Charlie Mitchell Column
Published 12:00 am Tuesday, December 9, 2008
Entergy, quite frankly, is used to getting its way in Mississippi.
Attorney General Jim Hood has decided to smack the investor-owned utility around a little bit, and hurt feelings are abundant.
Hood’s claim in a Hinds County Chancery Court suit filed last week is similar to litigation already resolved in Louisiana and Texas. The gist is an accusation that the company is guilty of fraud by making internal purchases from itself and hiding them through accounting methods to ratchet up profits.
Based on the Louisiana cases, not initiated by that state, customers got $72 million back in 2000 and $34 million this year. That’s not big bucks per consumer. Entergy, based in New Orleans and operating separate electricity-selling companies in four states, has $11 billion in revenue annually. The impact has been on Entergy’s corporate image, which it has polished for decades to great advantage in all three branches of Mississippi government.
Some examples:
• Gov. Haley Barbour, like his predecessors, has gone and will go to bat for the company. More specifically, Barbour has pledged whatever state support is sought if Entergy pursues a second nuclear power plant in the state.

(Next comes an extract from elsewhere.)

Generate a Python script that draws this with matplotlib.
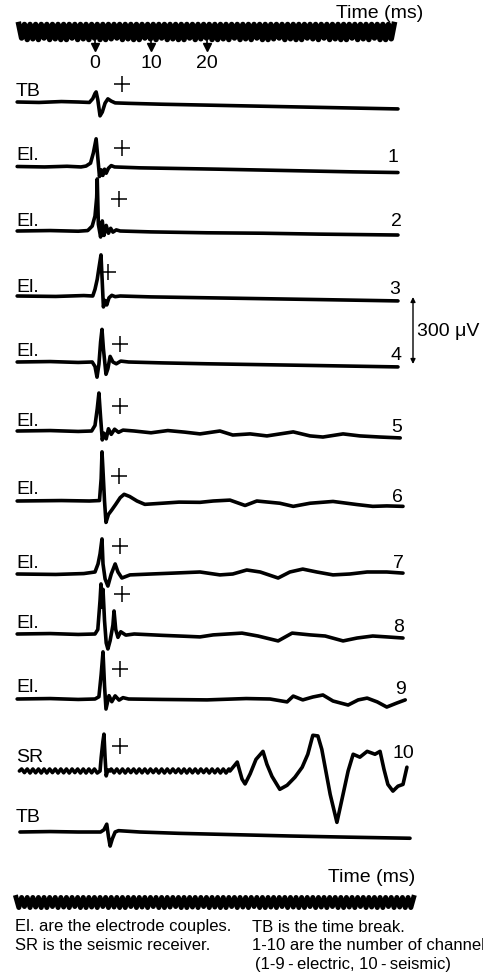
import matplotlib.pyplot as plt
import numpy as np

plt.rcParams["font.family"] = ["Liberation Sans", "DejaVu Sans"]

# ---------------- data ----------------
# 1 kHz timing clock: one cycle per ms, relative depth of every trough
clock_period_ms = 1.0
clock_top_start_ms = -13.6
clock_top_depth = [
    0.9, 1.0, 0.95, 1.0, 0.9, 1.0, 0.95, 1.0, 1.0, 0.9,
    1.0, 0.95, 1.0, 0.9, 1.0, 1.0, 0.95, 0.9, 1.0, 0.95,
    1.0, 1.0, 0.9, 0.95, 1.0, 0.9, 1.0, 0.95, 1.0, 1.0,
    0.9, 1.0, 0.95, 0.9, 1.0, 1.0, 0.95, 1.0, 0.9, 1.0,
    0.95, 1.0, 0.9, 1.0, 1.0, 0.95, 0.9, 1.0, 0.95, 1.0,
    1.0, 0.9, 0.95, 1.0, 0.9, 1.0, 0.95, 1.0, 1.0, 0.9,
    1.0, 0.95, 1.0, 0.9, 1.0, 1.0, 0.95,
]
clock_bottom_start_ms = -14.1
clock_bottom_depth = [
    1.0, 0.9, 1.0, 0.95, 1.0, 1.0, 0.9, 1.0, 0.95, 1.0,
    0.9, 1.0, 1.0, 0.95, 1.0, 0.9, 1.0, 0.95, 1.0, 1.0,
    0.9, 1.0, 0.95, 1.0, 0.9, 1.0, 1.0, 0.95, 0.9, 1.0,
    1.0, 0.95, 1.0, 0.9, 1.0, 0.95, 1.0, 1.0, 0.9, 1.0,
    0.95, 1.0, 0.9, 1.0, 1.0, 0.95, 1.0, 0.9, 1.0, 0.95,
    1.0, 1.0, 0.9, 1.0, 0.95, 1.0, 0.9, 1.0, 1.0, 0.95,
    1.0, 0.9, 1.0, 0.95, 1.0, 1.0, 0.9, 1.0, 0.95, 1.0,
    1.0,
]
time_marks_ms = [0, 10, 20]

# traces: time (ms) and amplitude (uV)
tb1_t = [-13.9, -10, -6, -3, -1.0, -0.4, 0.0, 0.2, 0.5, 0.9, 1.3, 1.8, 2.3, 2.9, 3.6, 6, 12, 20, 28, 36, 44, 50, 54.1]
tb1_uv = [0, -2, 2, 0, -2, 15, 38, 45, 10, -62, -45, -5, 14, 4, -4, -6, -10, -14, -18, -22, -26, -29, -31]

ch1_t = [-13.9, -9, -5, -2.5, -1.6, -0.8, -0.3, 0.2, 0.5, 0.8, 1.1, 1.4, 1.7, 2.0, 2.4, 2.9, 3.5, 8, 15, 22, 30, 38, 46, 54.1]
ch1_uv = [0, -2, 1, -2, 2, 15, 60, 124, 40, -45, -15, -40, -12, -30, -8, 4, -2, -6, -9, -12, -16, -20, -24, -27]

ch2_t = [-13.9, -8, -3, -1.3, -0.5, 0.0, 0.3, 0.4, 0.6, 1.0, 1.3, 1.6, 2.0, 2.4, 2.8, 3.2, 3.8, 4.5, 10, 20, 30, 40, 54.1]
ch2_uv = [0, 2, -1, 2, 22, 67, 150, 233, 30, -27, 45, -20, 25, -10, 12, -5, 5, 0, -4, -8, -10, -14, -18]

ch3_t = [-13.9, -7, -2, -0.4, 0.0, 0.4, 0.7, 1.07, 1.3, 1.5, 1.8, 2.1, 2.5, 3.0, 3.6, 4.5, 10, 20, 30, 40, 54.1]
ch3_uv = [0, -2, 2, 0, 30, 75, 125, 184, 60, -49, -20, -40, -8, 3, -3, 0, -4, -8, -12, -16, -22]

ch4_t = [-13.9, -8, -3, -0.5, 0.0, 0.36, 0.7, 1.0, 1.25, 1.5, 1.96, 2.3, 2.7, 3.2, 3.8, 4.6, 6, 12, 20, 30, 40, 54.1]
ch4_uv = [0, 2, -2, 0, -20, -68, -10, 90, 146, 60, -55, -30, 25, 0, -8, 4, 0, -4, -8, -12, -16, -22]

ch5_t = [-13.9, -8, -3, -0.6, 0.0, 0.4, 0.7, 1.0, 1.3, 1.6, 2.0, 2.4, 2.9, 3.5, 4.2, 5.0, 7.0, 10, 13, 16,
         18.75, 22.3, 24.6, 27.7, 30.7, 35.4, 38.4, 40.7, 44.3, 47.3, 50.9, 54.5]
ch5_uv = [0, 2, -2, 0, 25, 100, 170, 60, -40, -10, -35, 10, -15, 8, -6, 4, 0, -8, 2, -5,
          -13, 0, -18, -13, -22, -4, -22, -27, -13, -22, -27, -31]

ch6_t = [-13.9, -6, -1, 0.8, 1.1, 1.25, 1.4, 1.7, 1.96, 2.4, 3.0, 3.7, 4.5, 5.2, 6.2, 7.5, 8.9, 12, 15,
         18.75, 21.1, 24.1, 26.8, 28.9, 33, 35.4, 38.4, 42.5, 46.8, 49.6, 52.1, 55]
ch6_uv = [0, 2, 0, 2, 100, 220, 150, 0, -96, -60, -40, -15, 15, 30, 20, 0, -15, -10, -5,
          -6, 0, 4, -20, 0, -10, -24, -10, -2, -16, -24, -22, -24]

ch7_t = [-13.9, -7, -2, 0.0, 0.54, 0.9, 1.25, 1.43, 1.8, 2.3, 2.9, 3.6, 4.1, 4.8, 6.25, 10, 14,
         18.75, 22.3, 24.6, 27.1, 29.5, 32.7, 34.8, 37.1, 39.6, 42.5, 45.5, 48.6, 52.1, 55]
ch7_uv = [0, -2, 2, 9, 45, 90, 157, 45, -22, -54, 0, 45, 9, -18, -4, 0, 4,
          9, -4, 0, 18, 9, -18, 9, 22, 9, -4, 0, 9, 9, 4]

ch8_t = [-13.9, -8, -3, 0.0, 0.5, 0.9, 1.07, 1.25, 1.43, 1.7, 2.0, 2.3, 2.7, 3.2, 3.4, 3.7, 4.1, 4.6, 5.5, 7, 12, 16,
         18.75, 21.1, 26.25, 29.1, 32.7, 35.2, 38.4, 41.1, 44.3, 46.8, 49.6, 52.1, 55]
ch8_uv = [0, 2, -2, 0, 20, 150, 224, 120, 200, 60, -40, -67, -30, 40, 103, 20, -15, 10, -5, 0, -6, -10,
          -13, -4, 4, -9, -31, 4, -4, -9, -31, -18, -9, -13, -18]

ch9_t = [-13.9, -8, -3, 0.0, 0.7, 1.1, 1.43, 1.7, 1.96, 2.5, 3.0, 3.6, 4.3, 5.0, 6.0, 12, 20, 27,
         31.25, 34.3, 35.4, 37.1, 38.9, 40.7, 42.5, 45.2, 47, 48.6, 50.4, 52.1, 53.9, 55.4]
ch9_uv = [0, 2, -2, 0, 10, 110, 211, 60, -45, 15, -12, 14, -5, 6, 0, -2, -4, 2,
          0, -13, 13, -4, 9, 18, -9, -27, -4, 4, -13, -36, -18, -4]

sr_t = [-13.5, 0.9, 1.1, 1.4, 1.6, 1.8, 2.0, 2.3, 2.7, 24.1, 25.4, 26.25, 26.8, 27.7, 28.75, 30.0, 30.7,
        31.6, 33.0, 34.3, 35.7, 37.0, 38.0, 38.9, 39.8, 40.5, 42.0, 43.2, 44.1, 45.2, 46.1, 47.3,
        48.6, 50.0, 50.9, 51.6, 52.3, 53.2, 54.1, 55.0, 55.7]
sr_uv = [0, 0, 60, 130, 165, 60, -22, 5, 0, 0, 40, -36, -58, -13, 52, 88, 30,
         -24, -82, -64, -28, 17, 75, 160, 157, 97, -105, -230, -127, 0, 75, 62,
         88, 75, 88, 8, -60, -90, -68, -60, 17]
sr_clock_pickup_uv = 9

tb2_t = [-13.4, -8, -3, 1.0, 1.6, 2.1, 2.4, 2.7, 3.1, 3.6, 4.2, 8, 15, 25, 35, 45, 56.25]
tb2_uv = [0, 2, 0, 0, 10, 35, -20, -63, -30, 0, 6, 0, -6, -12, -18, -23, -28]

left_labels = ["TB", "El.", "El.", "El.", "El.", "El.", "El.", "El.", "El.", "El.", "SR", "TB"]
channel_numbers = ["", "1", "2", "3", "4", "5", "6", "7", "8", "9", "10", ""]

# ---------------- layout (pixels of the 483x978 picture) ----------------
W, H = 483, 978
X0_PX = 95            # x pixel of t = 0 ms
PX_PER_MS = 5.6
PX_PER_UV = 67 / 300  # 300 uV scale bar is 67 px long
LW = 2.6

base_y = [103, 167.5, 232, 297, 363, 432, 502, 575, 635, 700, 772, 833]
label_rise = [11.5, 12, 10, 10, 12, 11, 12, 12, 12, 12, 15, 16]
plus_x = [122, 122, 119, 108, 120, 120, 119, 120, 122, 120, 120]
plus_rise = [18, 19, 32, 24, 18, 25, 25, 28, 40, 30, 25]
num_x = [393, 396, 395, 396, 397, 397, 398, 399, 400, 403]
num_y = [158, 222, 289, 355, 427, 497, 563, 628, 690, 753]


def px(x):
    return (x - X0_PX) / PX_PER_MS


def clock_points(start, depth, top, bottom):
    t, y = [], []
    for i, d in enumerate(depth):
        t += [start + i * clock_period_ms, start + (i + 0.5) * clock_period_ms]
        y += [top, top + (bottom - top) * d]
    t.append(start + len(depth) * clock_period_ms)
    y.append(top)
    return np.array(t), np.array(y)


fig = plt.figure(figsize=(W / 100, H / 100), dpi=100)
ax = fig.add_axes([0, 0, 1, 1])
ax.set_xlim(px(0), px(W))
ax.set_ylim(H, 0)
ax.axis("off")

# timing clocks
t, y = clock_points(clock_top_start_ms, clock_top_depth, 25.5, 40.5)
ax.plot(t, y, color="black", lw=4.0)
t, y = clock_points(clock_bottom_start_ms, clock_bottom_depth, 898.5, 908.5)
ax.plot(t, y, color="black", lw=3.6)

for m in time_marks_ms:
    ax.plot([m, m], [40, 47], color="black", lw=1.2)
    ax.plot(m, 48, marker="v", color="black", markersize=5.5)
    ax.text(m, 64, str(m), fontsize=14, ha="center", va="center")

ax.text(px(423), 13, "Time (ms)", fontsize=14, ha="right", va="center")
ax.text(px(415), 877, "Time (ms)", fontsize=14, ha="right", va="center")

# SR gets the clock pickup ripple before the seismic arrivals
ct, cy = clock_points(clock_bottom_start_ms, clock_bottom_depth, 1, -1)
keep = (ct > sr_t[0]) & (ct < 24) & ((ct < 0.7) | (ct > 2.9))
sr_all_t = np.concatenate([sr_t, ct[keep]])
sr_all_uv = np.concatenate([sr_uv, sr_clock_pickup_uv * cy[keep]])
order = np.argsort(sr_all_t)
sr_all_t, sr_all_uv = sr_all_t[order], sr_all_uv[order]

traces = [
    (tb1_t, tb1_uv), (ch1_t, ch1_uv), (ch2_t, ch2_uv), (ch3_t, ch3_uv),
    (ch4_t, ch4_uv), (ch5_t, ch5_uv), (ch6_t, ch6_uv), (ch7_t, ch7_uv),
    (ch8_t, ch8_uv), (ch9_t, ch9_uv), (sr_all_t, sr_all_uv), (tb2_t, tb2_uv),
]

for i, (tt, uv) in enumerate(traces):
    y = base_y[i] - np.asarray(uv) * PX_PER_UV
    ax.plot(tt, y, color="black", lw=LW, solid_joinstyle="round", solid_capstyle="round")
    ax.text(px(16), base_y[i] - label_rise[i], left_labels[i], fontsize=14, ha="left", va="center")
    if i < len(plus_x):
        ax.plot(px(plus_x[i]), base_y[i] - plus_rise[i], marker="+", color="black",
                markersize=12, mew=1.1)

for i, s in enumerate(channel_numbers[1:11]):
    ax.text(px(num_x[i]), num_y[i], s, fontsize=14, ha="center", va="center")

# 300 uV scale bar
ax.annotate("", xy=(px(413), 298), xytext=(px(413), 365),
            arrowprops=dict(arrowstyle="<|-|>", color="black", lw=1.0,
                            mutation_scale=7, shrinkA=0, shrinkB=0))
ax.text(px(417), 331, "300 \u03bcV", fontsize=14, ha="left", va="center")

# notes (the last line runs off the right edge, as in the original figure)
ax.text(px(15), 927, "El. are the electrode couples.", fontsize=12, va="center")
ax.text(px(15), 946, "SR is the seismic receiver.", fontsize=12, va="center")
ax.text(px(252), 927, "TB is the time break.", fontsize=12, va="center")
ax.text(px(252), 946, "1-10 are the number of channels", fontsize=12, va="center")
ax.text(px(255), 964, "(1-9\u2009-\u2009electric, 10\u2009-\u2009seismic)", fontsize=12, va="center")

fig.savefig("out.png", dpi=100)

• The Legislature rarely even discusses any law Entergy likes before passing it. This year, lawmakers granted permission for Entergy and other large utilities to “front load” the costs of major capital expenditures. The previous law had said utilities had to pay for system improvements and put new assets in service before customers had to start paying for them.
• The state Supreme Court, which has a pretty good score on open records questions, ruled in a lawsuit initiated by The Clarion-Ledger that rates for electricity being paid by the Nissan plant near Canton in a state-negotiated deal, can remain secret — even though it is widely believed the rates amount to a public subsidy.
None of this is necessarily bad. Indeed, the new law on front-loading capital costs has the potential to save ratepayers millions of dollars.
The point is that Entergy is accustomed to handshakes and hugs, not questions.
Even the three elected members of the Mississippi Public Service Commission, which regulates rates charged by nonmunicipal utilities, was long ago rendered toothless. While once feared, the PSC adopted new procedures under which most major utilities send two-component bills. One component, the base rate, is to cover a utility’s overhead and, by statute, guarantee a profit. The other, which has caused so much misery recently, is the fuel cost adjustment, which can be changed by utilities without in-depth hearings.
Not surprisingly, Entergy has taken the position that anything and everything having to do with customers’ bills is within the exclusive domain of the PSC, meaning Hood is acting outside the scope of his authority.
But in a rather bold move, the usually passive PSC said that Hood was entitled to review voluminous internal documents. Hood now says he doesn’t need all those documents, but the deck was cleared for the lawsuit.
Entergy Mississippi, which serves 45 counties from the top of the western half of the state to the bottom, has not specifically commented on the court case, but has said it can prove it is frugal and operating in compliance with not just the Mississippi PSC, but all regulatory agencies.
The company also gets a bit snippy, accusing Hood of poisoning the pro-business climate in the state.
Entergy Mississippi’s president, Haley Fisackerly, is a former aide to Sen. Thad Cochran and came up through the regulatory compliance ranks of the company. He knows the players and the process. And he has sounded miffed, going so far as to label Hood’s claims as “irresponsible, without merit, a waste of taxpayer money.” Fisackerly also called Entergy an open and transparent company.
Utilities don’t have an easy go of it. Customers are happy when service is consistent, outraged and unforgiving during outages and almost always believe rates are too high. Entergy and all others have been operating in a roller-coaster economy. Company stock has been as high as $127 and as low as $62 per share in the past 52 weeks.
In return for being granted monopolies to provide services, utilities must agree to government controls. For Entergy, cozy relationships and a good public image have been key to keeping those controls as slack as possible.
The highest-ranking law enforcement officer in Mississippi has officially accused the company of cooking the books.
The facts, if they are ever known, will show whether that’s true. But more than any money involved, Entergy doesn’t appreciate the tarnish. And that’s putting it mildly.